Source records →
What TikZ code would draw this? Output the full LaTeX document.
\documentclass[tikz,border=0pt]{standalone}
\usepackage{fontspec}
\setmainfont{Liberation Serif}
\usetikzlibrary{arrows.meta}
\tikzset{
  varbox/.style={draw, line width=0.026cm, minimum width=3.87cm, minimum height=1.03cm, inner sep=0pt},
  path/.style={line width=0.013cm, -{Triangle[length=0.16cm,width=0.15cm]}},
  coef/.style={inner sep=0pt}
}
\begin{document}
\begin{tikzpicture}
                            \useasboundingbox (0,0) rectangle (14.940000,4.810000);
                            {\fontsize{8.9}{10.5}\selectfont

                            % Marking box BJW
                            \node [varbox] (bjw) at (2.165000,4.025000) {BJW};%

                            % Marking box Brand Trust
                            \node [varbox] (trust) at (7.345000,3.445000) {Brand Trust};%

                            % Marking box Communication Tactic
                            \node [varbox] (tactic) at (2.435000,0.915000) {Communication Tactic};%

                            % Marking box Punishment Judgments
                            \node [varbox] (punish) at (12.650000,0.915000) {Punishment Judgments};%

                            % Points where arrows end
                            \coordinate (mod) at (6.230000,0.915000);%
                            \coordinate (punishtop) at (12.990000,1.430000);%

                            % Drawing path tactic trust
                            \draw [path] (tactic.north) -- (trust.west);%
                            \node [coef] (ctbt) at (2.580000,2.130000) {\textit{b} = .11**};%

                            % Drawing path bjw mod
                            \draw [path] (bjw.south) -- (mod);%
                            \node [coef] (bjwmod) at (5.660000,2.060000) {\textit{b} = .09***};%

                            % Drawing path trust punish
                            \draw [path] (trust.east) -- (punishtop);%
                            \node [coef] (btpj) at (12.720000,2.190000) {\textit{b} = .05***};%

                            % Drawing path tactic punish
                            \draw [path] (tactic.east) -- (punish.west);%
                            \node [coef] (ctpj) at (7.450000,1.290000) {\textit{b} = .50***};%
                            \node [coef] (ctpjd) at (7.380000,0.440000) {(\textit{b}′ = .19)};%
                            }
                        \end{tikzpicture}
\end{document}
==
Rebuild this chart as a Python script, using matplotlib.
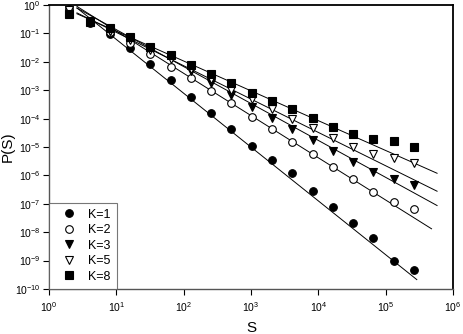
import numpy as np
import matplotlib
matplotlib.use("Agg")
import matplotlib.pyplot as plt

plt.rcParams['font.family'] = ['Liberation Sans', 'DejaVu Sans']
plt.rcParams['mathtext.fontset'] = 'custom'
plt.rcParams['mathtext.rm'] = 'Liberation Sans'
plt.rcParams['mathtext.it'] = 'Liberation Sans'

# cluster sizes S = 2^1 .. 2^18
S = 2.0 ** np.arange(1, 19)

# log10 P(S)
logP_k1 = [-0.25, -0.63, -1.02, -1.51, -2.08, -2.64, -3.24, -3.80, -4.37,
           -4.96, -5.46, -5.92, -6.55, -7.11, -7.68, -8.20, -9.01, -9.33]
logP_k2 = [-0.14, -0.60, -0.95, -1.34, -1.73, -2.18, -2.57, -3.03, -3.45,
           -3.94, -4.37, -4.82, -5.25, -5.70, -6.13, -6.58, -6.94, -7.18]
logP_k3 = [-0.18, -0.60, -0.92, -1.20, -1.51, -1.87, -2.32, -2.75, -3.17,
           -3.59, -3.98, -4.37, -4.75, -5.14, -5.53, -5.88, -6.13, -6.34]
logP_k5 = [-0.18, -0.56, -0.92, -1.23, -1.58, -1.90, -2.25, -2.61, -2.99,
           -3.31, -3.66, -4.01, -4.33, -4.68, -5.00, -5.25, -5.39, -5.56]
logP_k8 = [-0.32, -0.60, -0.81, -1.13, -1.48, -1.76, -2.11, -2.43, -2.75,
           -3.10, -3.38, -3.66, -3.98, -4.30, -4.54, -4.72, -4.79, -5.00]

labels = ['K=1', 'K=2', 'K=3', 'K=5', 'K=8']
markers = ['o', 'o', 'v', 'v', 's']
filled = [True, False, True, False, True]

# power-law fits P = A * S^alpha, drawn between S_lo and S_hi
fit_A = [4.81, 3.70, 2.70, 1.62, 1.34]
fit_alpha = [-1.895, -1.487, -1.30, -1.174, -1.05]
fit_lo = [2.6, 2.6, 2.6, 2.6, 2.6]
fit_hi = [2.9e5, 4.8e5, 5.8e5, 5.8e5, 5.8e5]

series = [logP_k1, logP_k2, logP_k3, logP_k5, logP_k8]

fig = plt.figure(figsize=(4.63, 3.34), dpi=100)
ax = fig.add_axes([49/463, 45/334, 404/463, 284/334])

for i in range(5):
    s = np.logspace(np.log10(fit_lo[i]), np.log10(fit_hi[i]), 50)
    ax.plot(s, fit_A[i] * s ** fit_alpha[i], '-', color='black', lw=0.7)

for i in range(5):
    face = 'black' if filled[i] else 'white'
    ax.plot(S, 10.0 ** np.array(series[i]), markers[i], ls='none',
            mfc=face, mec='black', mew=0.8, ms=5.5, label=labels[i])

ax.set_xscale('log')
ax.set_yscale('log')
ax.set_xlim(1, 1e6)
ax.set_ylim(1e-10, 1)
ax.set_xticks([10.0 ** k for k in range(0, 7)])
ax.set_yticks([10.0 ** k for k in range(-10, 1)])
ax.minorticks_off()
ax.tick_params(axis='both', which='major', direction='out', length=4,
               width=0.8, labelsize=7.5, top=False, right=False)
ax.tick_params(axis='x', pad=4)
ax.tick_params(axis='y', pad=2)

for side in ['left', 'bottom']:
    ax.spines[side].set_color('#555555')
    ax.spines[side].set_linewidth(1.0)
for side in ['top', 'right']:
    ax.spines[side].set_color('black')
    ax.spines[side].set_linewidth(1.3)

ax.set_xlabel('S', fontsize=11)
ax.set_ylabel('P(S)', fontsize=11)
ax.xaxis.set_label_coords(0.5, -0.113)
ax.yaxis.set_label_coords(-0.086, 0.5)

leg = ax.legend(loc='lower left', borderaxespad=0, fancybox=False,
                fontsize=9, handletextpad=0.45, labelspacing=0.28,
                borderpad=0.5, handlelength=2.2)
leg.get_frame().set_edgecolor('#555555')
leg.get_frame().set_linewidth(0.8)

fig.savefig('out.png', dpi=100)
---
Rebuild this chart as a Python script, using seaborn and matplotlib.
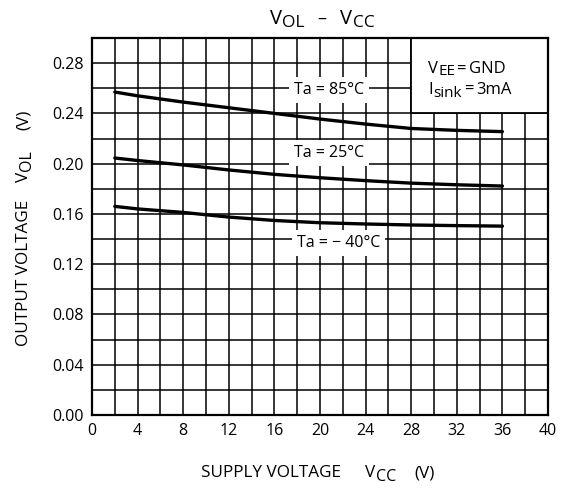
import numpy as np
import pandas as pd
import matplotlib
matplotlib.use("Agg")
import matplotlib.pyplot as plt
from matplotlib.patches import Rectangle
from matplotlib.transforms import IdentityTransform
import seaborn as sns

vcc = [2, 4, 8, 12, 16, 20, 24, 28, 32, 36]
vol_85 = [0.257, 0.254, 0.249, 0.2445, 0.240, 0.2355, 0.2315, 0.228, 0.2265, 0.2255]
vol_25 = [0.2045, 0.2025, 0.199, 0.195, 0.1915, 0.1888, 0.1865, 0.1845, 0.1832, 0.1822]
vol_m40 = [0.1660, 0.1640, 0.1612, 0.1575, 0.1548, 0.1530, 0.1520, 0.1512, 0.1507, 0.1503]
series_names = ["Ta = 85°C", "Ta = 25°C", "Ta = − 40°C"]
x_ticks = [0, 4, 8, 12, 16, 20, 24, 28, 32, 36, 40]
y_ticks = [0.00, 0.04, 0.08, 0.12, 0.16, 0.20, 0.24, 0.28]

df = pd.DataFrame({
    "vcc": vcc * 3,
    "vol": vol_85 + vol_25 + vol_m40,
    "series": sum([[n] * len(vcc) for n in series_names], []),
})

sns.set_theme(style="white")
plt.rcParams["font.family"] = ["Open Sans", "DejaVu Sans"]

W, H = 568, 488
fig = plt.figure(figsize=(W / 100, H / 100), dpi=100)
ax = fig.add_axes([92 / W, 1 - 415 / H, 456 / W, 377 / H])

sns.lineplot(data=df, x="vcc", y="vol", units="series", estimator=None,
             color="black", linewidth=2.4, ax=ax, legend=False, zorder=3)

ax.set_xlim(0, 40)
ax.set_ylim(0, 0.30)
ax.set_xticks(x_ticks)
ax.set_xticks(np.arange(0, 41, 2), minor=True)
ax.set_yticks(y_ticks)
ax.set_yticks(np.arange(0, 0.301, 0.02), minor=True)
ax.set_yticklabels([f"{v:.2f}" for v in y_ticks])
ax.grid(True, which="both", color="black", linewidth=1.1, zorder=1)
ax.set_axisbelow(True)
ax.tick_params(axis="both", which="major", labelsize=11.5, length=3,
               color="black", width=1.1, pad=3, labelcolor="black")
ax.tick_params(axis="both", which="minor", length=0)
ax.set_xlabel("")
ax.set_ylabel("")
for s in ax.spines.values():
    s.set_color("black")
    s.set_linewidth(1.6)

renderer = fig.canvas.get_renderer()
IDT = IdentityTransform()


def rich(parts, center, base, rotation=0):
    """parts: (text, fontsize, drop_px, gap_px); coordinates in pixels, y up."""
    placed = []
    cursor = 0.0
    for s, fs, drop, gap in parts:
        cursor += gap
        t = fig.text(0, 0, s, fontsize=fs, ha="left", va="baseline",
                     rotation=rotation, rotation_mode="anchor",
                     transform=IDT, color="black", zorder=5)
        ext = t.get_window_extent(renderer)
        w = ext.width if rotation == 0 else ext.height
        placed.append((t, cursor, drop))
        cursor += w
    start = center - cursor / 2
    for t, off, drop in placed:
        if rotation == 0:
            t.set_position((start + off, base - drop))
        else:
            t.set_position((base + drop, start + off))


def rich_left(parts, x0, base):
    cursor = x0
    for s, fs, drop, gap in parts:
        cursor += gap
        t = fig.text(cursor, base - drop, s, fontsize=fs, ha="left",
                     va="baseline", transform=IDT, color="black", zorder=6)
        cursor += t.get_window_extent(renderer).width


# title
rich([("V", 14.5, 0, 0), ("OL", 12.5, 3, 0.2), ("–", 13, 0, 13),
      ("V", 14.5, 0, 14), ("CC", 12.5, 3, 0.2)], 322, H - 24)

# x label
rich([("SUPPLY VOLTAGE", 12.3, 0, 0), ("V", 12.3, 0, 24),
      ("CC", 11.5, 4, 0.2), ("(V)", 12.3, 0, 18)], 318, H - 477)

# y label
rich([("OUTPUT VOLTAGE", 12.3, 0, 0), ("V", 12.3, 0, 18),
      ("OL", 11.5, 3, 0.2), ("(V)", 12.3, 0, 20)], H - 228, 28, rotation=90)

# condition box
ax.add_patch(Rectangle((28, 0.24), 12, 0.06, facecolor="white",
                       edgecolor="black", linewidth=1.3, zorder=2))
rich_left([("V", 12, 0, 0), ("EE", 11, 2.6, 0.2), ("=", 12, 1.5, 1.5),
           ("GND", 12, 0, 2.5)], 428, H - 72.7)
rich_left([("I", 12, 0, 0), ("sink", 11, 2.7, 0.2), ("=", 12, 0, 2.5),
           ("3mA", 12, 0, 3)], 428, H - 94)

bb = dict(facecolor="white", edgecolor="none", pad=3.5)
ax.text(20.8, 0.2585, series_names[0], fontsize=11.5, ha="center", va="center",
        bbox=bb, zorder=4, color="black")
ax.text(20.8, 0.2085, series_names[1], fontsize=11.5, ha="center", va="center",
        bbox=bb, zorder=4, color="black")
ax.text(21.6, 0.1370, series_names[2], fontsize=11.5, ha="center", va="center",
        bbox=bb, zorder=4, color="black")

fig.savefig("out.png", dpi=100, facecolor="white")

What you will do → Using the data above, extract exactly the lines from the one containing "Rebuild this chart as a Python script, using matplotlib." through the one containing "mfc=face, mec='black', mew=0.8, ms=5.5, label=labels[i])". Pictures are left out.

Output for this task →
Rebuild this chart as a Python script, using matplotlib.
import numpy as np
import matplotlib
matplotlib.use("Agg")
import matplotlib.pyplot as plt

plt.rcParams['font.family'] = ['Liberation Sans', 'DejaVu Sans']
plt.rcParams['mathtext.fontset'] = 'custom'
plt.rcParams['mathtext.rm'] = 'Liberation Sans'
plt.rcParams['mathtext.it'] = 'Liberation Sans'

# cluster sizes S = 2^1 .. 2^18
S = 2.0 ** np.arange(1, 19)

# log10 P(S)
logP_k1 = [-0.25, -0.63, -1.02, -1.51, -2.08, -2.64, -3.24, -3.80, -4.37,
           -4.96, -5.46, -5.92, -6.55, -7.11, -7.68, -8.20, -9.01, -9.33]
logP_k2 = [-0.14, -0.60, -0.95, -1.34, -1.73, -2.18, -2.57, -3.03, -3.45,
           -3.94, -4.37, -4.82, -5.25, -5.70, -6.13, -6.58, -6.94, -7.18]
logP_k3 = [-0.18, -0.60, -0.92, -1.20, -1.51, -1.87, -2.32, -2.75, -3.17,
           -3.59, -3.98, -4.37, -4.75, -5.14, -5.53, -5.88, -6.13, -6.34]
logP_k5 = [-0.18, -0.56, -0.92, -1.23, -1.58, -1.90, -2.25, -2.61, -2.99,
           -3.31, -3.66, -4.01, -4.33, -4.68, -5.00, -5.25, -5.39, -5.56]
logP_k8 = [-0.32, -0.60, -0.81, -1.13, -1.48, -1.76, -2.11, -2.43, -2.75,
           -3.10, -3.38, -3.66, -3.98, -4.30, -4.54, -4.72, -4.79, -5.00]

labels = ['K=1', 'K=2', 'K=3', 'K=5', 'K=8']
markers = ['o', 'o', 'v', 'v', 's']
filled = [True, False, True, False, True]

# power-law fits P = A * S^alpha, drawn between S_lo and S_hi
fit_A = [4.81, 3.70, 2.70, 1.62, 1.34]
fit_alpha = [-1.895, -1.487, -1.30, -1.174, -1.05]
fit_lo = [2.6, 2.6, 2.6, 2.6, 2.6]
fit_hi = [2.9e5, 4.8e5, 5.8e5, 5.8e5, 5.8e5]

series = [logP_k1, logP_k2, logP_k3, logP_k5, logP_k8]

fig = plt.figure(figsize=(4.63, 3.34), dpi=100)
ax = fig.add_axes([49/463, 45/334, 404/463, 284/334])

for i in range(5):
    s = np.logspace(np.log10(fit_lo[i]), np.log10(fit_hi[i]), 50)
    ax.plot(s, fit_A[i] * s ** fit_alpha[i], '-', color='black', lw=0.7)

for i in range(5):
    face = 'black' if filled[i] else 'white'
    ax.plot(S, 10.0 ** np.array(series[i]), markers[i], ls='none',
            mfc=face, mec='black', mew=0.8, ms=5.5, label=labels[i])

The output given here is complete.